Bir zamanlar "fay hattı", "kaos kuşağı" olarak tanımlanan kuşakta yeni şeyler oluyor. İster "Arap devrimi" diyelim istersek demokrasi hareketleri, bu ülkeler eskisi gibi olmayacak. Sokağa çıkanlar, yirmi yıl önce olduğu gibi İslamcı örgütler değil sadece. Örgütsel bir meydan okuma yok burada. Toplumlar, bütün unsurlarıyla harekete geçmiş durumda. Sonrasında ne olur, kimler iktidara gelir? Elbette bu Müslüman ülkelerde Müslümanlar iktidara gelecek. Ama çoğulcu, özgürlükçü, kendi değerleriyle barışık, yerli iktidarlar olacak.
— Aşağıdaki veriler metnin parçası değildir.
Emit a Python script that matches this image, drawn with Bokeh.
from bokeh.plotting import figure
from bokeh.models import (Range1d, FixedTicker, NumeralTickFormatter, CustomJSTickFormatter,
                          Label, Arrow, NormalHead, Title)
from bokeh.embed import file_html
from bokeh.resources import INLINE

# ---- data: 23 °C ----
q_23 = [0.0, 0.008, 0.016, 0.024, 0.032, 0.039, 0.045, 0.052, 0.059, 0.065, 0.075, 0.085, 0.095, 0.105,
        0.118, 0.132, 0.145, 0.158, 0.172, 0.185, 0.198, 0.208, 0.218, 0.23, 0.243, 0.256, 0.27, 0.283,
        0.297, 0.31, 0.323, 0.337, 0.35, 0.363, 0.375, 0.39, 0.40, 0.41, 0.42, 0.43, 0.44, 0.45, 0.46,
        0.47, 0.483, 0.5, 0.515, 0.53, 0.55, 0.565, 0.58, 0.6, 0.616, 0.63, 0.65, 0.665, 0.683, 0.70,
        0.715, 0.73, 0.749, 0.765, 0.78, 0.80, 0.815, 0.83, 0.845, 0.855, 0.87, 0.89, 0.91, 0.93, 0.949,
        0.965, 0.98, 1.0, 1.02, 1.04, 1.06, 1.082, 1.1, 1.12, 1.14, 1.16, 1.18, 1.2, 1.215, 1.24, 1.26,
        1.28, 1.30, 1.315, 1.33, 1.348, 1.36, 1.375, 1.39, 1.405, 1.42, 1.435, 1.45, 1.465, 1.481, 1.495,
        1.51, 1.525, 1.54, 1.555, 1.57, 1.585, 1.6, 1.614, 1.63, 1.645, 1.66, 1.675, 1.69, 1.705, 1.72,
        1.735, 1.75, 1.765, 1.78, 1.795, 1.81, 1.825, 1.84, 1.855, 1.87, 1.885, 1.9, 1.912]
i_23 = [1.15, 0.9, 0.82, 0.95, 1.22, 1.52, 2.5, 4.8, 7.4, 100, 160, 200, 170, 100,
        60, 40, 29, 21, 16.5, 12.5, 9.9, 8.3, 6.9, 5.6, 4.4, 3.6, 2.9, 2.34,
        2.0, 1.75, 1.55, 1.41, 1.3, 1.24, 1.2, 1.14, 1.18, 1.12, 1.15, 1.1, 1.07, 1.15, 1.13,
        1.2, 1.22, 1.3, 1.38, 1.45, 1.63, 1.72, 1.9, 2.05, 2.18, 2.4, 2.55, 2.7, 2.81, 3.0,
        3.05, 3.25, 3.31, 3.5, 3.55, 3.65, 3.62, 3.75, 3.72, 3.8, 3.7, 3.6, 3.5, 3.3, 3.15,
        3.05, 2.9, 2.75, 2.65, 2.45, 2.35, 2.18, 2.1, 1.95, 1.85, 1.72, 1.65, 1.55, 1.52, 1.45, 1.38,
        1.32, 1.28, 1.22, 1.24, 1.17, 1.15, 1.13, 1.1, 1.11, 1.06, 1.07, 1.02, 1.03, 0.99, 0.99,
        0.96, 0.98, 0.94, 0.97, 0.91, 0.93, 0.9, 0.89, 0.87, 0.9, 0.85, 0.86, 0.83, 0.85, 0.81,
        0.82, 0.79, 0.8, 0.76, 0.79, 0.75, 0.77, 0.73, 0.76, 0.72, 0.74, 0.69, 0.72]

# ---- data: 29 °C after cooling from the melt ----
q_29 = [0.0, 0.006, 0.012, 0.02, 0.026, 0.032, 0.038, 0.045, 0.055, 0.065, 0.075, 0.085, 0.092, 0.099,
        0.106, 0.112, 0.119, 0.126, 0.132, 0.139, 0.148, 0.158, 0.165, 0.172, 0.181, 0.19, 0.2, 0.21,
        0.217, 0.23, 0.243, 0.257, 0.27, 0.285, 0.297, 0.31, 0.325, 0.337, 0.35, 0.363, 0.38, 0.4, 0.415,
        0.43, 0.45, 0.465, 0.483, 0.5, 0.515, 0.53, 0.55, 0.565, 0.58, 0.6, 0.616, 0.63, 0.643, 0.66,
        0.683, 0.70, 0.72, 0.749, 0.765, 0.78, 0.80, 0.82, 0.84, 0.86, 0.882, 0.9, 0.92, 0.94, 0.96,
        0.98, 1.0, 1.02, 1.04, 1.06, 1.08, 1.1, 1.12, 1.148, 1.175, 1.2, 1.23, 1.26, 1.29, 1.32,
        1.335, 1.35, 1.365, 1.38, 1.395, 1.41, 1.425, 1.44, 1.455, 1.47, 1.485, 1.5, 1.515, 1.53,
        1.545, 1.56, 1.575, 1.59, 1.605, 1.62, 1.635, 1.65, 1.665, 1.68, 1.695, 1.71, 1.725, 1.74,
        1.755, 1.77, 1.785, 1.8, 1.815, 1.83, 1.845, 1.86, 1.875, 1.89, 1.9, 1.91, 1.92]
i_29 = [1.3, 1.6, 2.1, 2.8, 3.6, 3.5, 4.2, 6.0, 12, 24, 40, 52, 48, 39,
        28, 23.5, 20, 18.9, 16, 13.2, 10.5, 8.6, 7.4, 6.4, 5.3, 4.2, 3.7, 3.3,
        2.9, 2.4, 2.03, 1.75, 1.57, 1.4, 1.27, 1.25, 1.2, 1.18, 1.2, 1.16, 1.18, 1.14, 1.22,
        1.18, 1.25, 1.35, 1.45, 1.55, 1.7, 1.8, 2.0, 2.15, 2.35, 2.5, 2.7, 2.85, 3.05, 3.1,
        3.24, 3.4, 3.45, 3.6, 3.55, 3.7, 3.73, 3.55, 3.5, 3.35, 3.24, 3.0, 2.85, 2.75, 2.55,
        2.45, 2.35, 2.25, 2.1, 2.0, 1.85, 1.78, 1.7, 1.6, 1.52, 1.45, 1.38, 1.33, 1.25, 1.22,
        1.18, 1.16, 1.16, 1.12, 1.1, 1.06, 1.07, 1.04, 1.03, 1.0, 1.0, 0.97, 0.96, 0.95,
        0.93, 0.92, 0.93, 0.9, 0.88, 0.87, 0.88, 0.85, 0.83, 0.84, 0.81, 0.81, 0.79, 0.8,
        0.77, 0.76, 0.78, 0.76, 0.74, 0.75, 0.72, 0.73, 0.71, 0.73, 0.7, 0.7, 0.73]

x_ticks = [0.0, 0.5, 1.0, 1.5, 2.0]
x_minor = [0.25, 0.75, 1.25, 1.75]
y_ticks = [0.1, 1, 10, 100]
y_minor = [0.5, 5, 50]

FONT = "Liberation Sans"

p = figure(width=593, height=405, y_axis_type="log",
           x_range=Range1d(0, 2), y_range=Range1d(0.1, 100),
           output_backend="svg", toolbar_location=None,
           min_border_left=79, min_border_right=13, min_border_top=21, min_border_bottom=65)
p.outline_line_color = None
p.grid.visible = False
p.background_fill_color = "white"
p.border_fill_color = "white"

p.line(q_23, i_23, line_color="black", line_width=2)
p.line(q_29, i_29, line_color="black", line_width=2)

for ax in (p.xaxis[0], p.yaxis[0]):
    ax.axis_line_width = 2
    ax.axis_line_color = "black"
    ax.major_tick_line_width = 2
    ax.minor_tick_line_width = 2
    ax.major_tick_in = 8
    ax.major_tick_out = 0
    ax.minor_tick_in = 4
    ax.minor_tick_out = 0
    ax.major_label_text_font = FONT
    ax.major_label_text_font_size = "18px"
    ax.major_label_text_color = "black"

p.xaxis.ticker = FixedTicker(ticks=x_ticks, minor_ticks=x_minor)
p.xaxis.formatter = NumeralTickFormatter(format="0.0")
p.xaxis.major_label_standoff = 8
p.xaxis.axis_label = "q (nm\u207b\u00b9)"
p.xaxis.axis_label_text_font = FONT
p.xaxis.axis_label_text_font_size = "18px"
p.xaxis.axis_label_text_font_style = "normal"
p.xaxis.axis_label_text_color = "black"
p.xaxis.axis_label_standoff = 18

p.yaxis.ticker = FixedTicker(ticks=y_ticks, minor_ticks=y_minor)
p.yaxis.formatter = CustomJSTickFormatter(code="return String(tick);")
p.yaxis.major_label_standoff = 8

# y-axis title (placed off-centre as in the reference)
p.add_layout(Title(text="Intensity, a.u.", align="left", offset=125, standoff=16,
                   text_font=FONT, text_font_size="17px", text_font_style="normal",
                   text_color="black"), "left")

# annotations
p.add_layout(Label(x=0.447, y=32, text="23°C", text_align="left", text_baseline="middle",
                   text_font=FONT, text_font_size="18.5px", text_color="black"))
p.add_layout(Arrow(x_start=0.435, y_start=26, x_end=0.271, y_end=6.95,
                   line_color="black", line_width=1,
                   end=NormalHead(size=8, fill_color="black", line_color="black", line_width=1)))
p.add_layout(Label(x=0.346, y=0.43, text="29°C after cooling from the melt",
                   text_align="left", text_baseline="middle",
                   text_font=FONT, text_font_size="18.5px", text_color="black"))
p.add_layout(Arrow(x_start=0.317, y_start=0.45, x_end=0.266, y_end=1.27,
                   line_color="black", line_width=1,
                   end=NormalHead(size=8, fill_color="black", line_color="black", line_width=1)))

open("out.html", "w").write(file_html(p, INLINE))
Şimdine bazı çevreler "ABD müdahale etmeli, Birleşmiş Milletler müdahale etmeli, NATO müdahale etmeli" diye kamuoyu oluşturmaya başladı. İngiltere savaş gemilerini Libya açıklarına gönderdi. Kızıldeniz ve Akdeniz savaş gemileriyle dolu. Buna kesinlikle karşı durmak gerekiyor. Bir müdahale, işgale kapı aralamak demektir. Irak işgalinde BM'nin nasıl istismar edildiğini hangimiz unuttu? Başka faktörler devreye sokulabilir. Kaddafi'ye baskı artırılabilir, tam anlamıyla yalnız bırakılabilir, sokağın sesi güçlendirilebilir.
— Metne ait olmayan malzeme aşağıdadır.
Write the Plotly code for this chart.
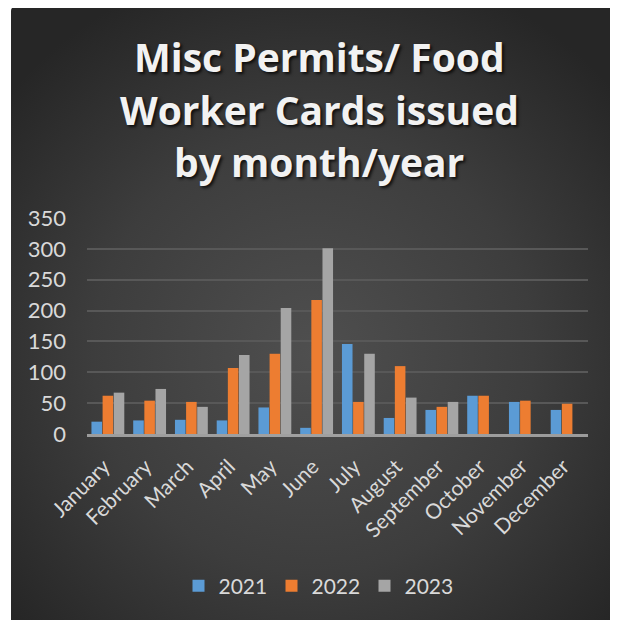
import base64
import plotly.graph_objects as go

months = ["January", "February", "March", "April", "May", "June", "July",
          "August", "September", "October", "November", "December"]
years = ["2021", "2022", "2023"]
v2021 = [20, 22, 23, 22, 43, 10, 146, 26, 39, 62, 52, 39]
v2022 = [62, 54, 52, 107, 130, 217, 52, 110, 44, 62, 54, 49]
v2023 = [67, 73, 44, 128, 204, 301, 130, 59, 52, 0, 0, 0]
y_ticks = [0, 50, 100, 150, 200, 250, 300, 350]
title_lines = ["Misc Permits/ Food", "Worker Cards issued", "by month/year"]

colors = ["#5B9BD5", "#ED7D31", "#A5A5A5"]
series = [v2021, v2022, v2023]

OFF = 8  # page body margin offset of the rendered figure
W, H = 618, 620
ML, MT = 87 - OFF, 218 - OFF
PW, PH = 501, 216
MR, MB = W - ML - PW, H - MT - PH

def px_to_paper_x(px):
    # px: target screen pixel
    return (px - OFF - ML) / PW

def px_to_paper_y(py):
    return (MT + PH - (py - OFF)) / PH

svg = f'''<svg xmlns="http://www.w3.org/2000/svg" width="{W}" height="{H}" viewBox="0 0 {W} {H}" preserveAspectRatio="none">
<defs><radialGradient id="g" gradientUnits="userSpaceOnUse" cx="305" cy="345" r="400">
<stop offset="0" stop-color="#4f4f4f"/><stop offset="0.55" stop-color="#3d3d3d"/><stop offset="1" stop-color="#262626"/></radialGradient></defs>
<rect x="0" y="0" width="{W}" height="{H}" fill="#ffffff"/>
<path d="M3,{H} L3,3 Q3,-1 7,-1 L{W},-1 L{W},{H} Z" fill="url(#g)"/>
</svg>'''
src = "data:image/svg+xml;base64," + base64.b64encode(svg.encode()).decode()

fig = go.Figure()
for name, vals, c in zip(years, series, colors):
    fig.add_trace(go.Bar(x=months, y=vals, name=name, marker=dict(color=c, line=dict(width=0))))

font_family = "Lato, Calibri, sans-serif"
title_family = "Open Sans, Calibri, sans-serif"
txt = "#d9d9d9"

annotations = []
for i, line in enumerate(title_lines):
    annotations.append(dict(
        text=f"<b>{line}</b>", x=px_to_paper_x(319), y=px_to_paper_y(57 + 52 * i),
        xref="paper", yref="paper", xanchor="center", yanchor="middle", showarrow=False,
        font=dict(family=title_family, size=39, color="#f2f2f2",
                  shadow="2px 2px 3px rgba(0,0,0,0.75)")))

fig.update_layout(
    width=W, height=H,
    margin=dict(l=ML, r=MR, t=MT, b=MB, autoexpand=False),
    paper_bgcolor="#262626", plot_bgcolor="rgba(0,0,0,0)",
    barmode="group", bargap=0.2, bargroupgap=0.05,
    font=dict(family=font_family, size=21, color=txt),
    images=[dict(source=src, xref="paper", yref="paper",
                 x=-ML / PW, y=(MT + PH) / PH,
                 sizex=W / PW, sizey=H / PH, sizing="stretch",
                 xanchor="left", yanchor="top", layer="below")],
    annotations=annotations,
    showlegend=True,
    legend=dict(orientation="h", x=px_to_paper_x(318), xanchor="center",
                y=px_to_paper_y(586), yanchor="middle",
                font=dict(size=21, color=txt), bgcolor="rgba(0,0,0,0)",
                itemwidth=30, entrywidth=48, entrywidthmode="pixels",
                traceorder="normal"),
    xaxis=dict(tickangle=-45, showgrid=False, showline=True,
               linecolor="rgba(190,190,190,0.75)", linewidth=3,
               ticks="", tickfont=dict(size=21, color=txt), automargin=False,
               ticklabelstandoff=9, ticklabelshift=-4),
    yaxis=dict(range=[0, 350], tickvals=y_ticks, showgrid=True,
               gridcolor="#585858", gridwidth=2, zeroline=False,
               ticks="", ticklabelstandoff=20, tickfont=dict(size=22, color=txt),
               automargin=False),
)

fig.write_html("out.html")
İstediği kadar çılgınlık denesin. İstediği kadar tehdit etsin, adamlarını ve paralı askerlerini sokağa salsın. Kaddafi için oyun bitti. Artık geri dönüş yok, olmayacak.

Tarihin en büyük tahliye operasyonlarından biri yapan Türkiye, artık bölgede en güçlü ülke, en dinamik güç. Siyasi olarak başkentlerde etkiliydi. Arap sokaklarındaki Türkiye sempatisi hiç bir kadar yaygın olmamıştı. Raşid Gannuşi, Tunus'ta deneyecekleri yönetimin Türkiye'yi örnek alacağını söylüyor. Fırtınanın dinmesinden sonra göreceğiz; Türkiye bölge ülkeleri arasındaki ilişki şaşırtıcı biçimde güçlü olacak. Bu yüzden, binlerce insanını bölgeden tahliye edebilen, başka ülkelerin vatandaşlarını tahliye edebilen Türkiye ile bölge arasında kırılması zor bağlar şekillenecektir.
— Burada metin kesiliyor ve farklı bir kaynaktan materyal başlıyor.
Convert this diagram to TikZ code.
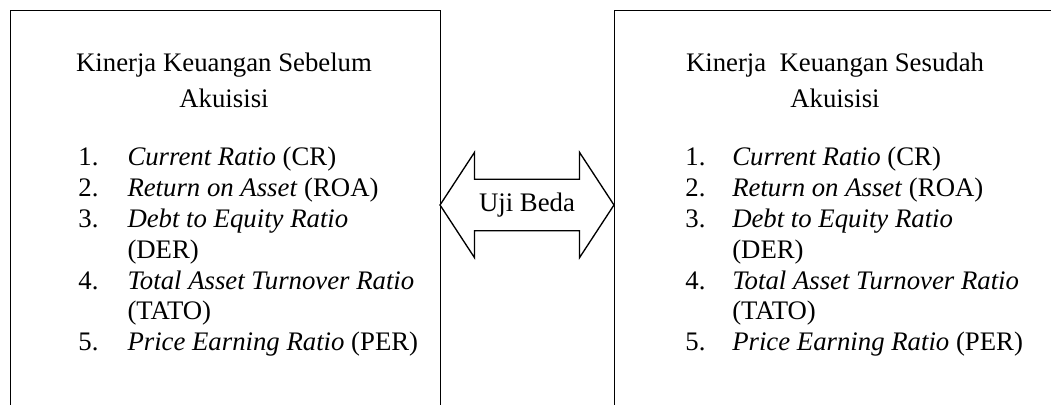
\documentclass[tikz,border=0pt]{standalone}
\usepackage{fontspec}
\setmainfont{Liberation Serif}
\usetikzlibrary{shapes.arrows}

\begin{document}
\begin{tikzpicture}[x=0.4484pt, y=-0.4484pt, font=\fontsize{12}{13.8}\selectfont,
	box/.style={draw, line width=0.6pt, rectangle, inner sep=0pt, anchor=north west},
	judul/.style={anchor=base, inner sep=0pt},
	daftar/.style={anchor=base west, inner sep=0pt}]
		\useasboundingbox (0,0) rectangle (1051,405);
		\clip (0,0) rectangle (1051,405);
		
		\node[box, minimum width=192.8pt, minimum height=200pt] (sebelum) at (10,10) {};
		\node[box, minimum width=200pt, minimum height=200pt] (sesudah) at (614,10) {};
		
		\node[judul] (judulsebelum) at (224,72) {\begin{tabular}[t]{@{}c@{}}Kinerja Keuangan Sebelum\\[1.9pt] Akuisisi\end{tabular}};
		\node[judul] (judulsesudah) at (835,72) {\begin{tabular}[t]{@{}c@{}}Kinerja\ \ Keuangan Sesudah\\[1.9pt] Akuisisi\end{tabular}};
		
		\node[daftar] (rasiosebelum) at (78,166) {\begin{tabular}[t]{@{}p{22pt}@{}l@{}}
			1. & \textit{Current Ratio} (CR)\\
			2. & \textit{Return on Asset} (ROA)\\
			3. & \textit{Debt to Equity Ratio}\\
			   & (DER)\\
			4. & \textit{Total Asset Turnover Ratio}\\
			   & (TATO)\\
			5. & \textit{Price Earning Ratio} (PER)
		\end{tabular}};
		\node[daftar] (rasiosesudah) at (685,166) {\begin{tabular}[t]{@{}p{21pt}@{}l@{}}
			1. & \textit{Current Ratio} (CR)\\
			2. & \textit{Return on Asset} (ROA)\\
			3. & \textit{Debt to Equity Ratio}\\
			   & (DER)\\
			4. & \textit{Total Asset Turnover Ratio}\\
			   & (TATO)\\
			5. & \textit{Price Earning Ratio} (PER)
		\end{tabular}};
		
		\node[draw, double arrow, line width=0.6pt, fill=white, inner xsep=2pt, inner ysep=5.8pt,
			minimum height=78pt, double arrow head extend=12.1pt, double arrow tip angle=113.6] (uji) at (527,205) {Uji Beda};
		
	\end{tikzpicture}
\end{document}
Tarihin çok önemli bir bölümüne tanık oluyoruz. Her şey baş döndürücü biçimde gelişiyor. Fırtınanın dinmesine daha çok var çünkü yeni başladı. İstedikleri kadar dışarıdan müdahale etsinler bölge hiçbir zaman 20. yüzyılda olduğu kadar aşağılanmayacak, sömürülmeyecek, kolay yönetilemeyecek. Artık küresel iktidar mücadelelerine yeni bir ortak geliyor. 21. yüzyıl hesaplarında yer verilmeyen bu coğrafya dünyanın hesaplarını bozuyor.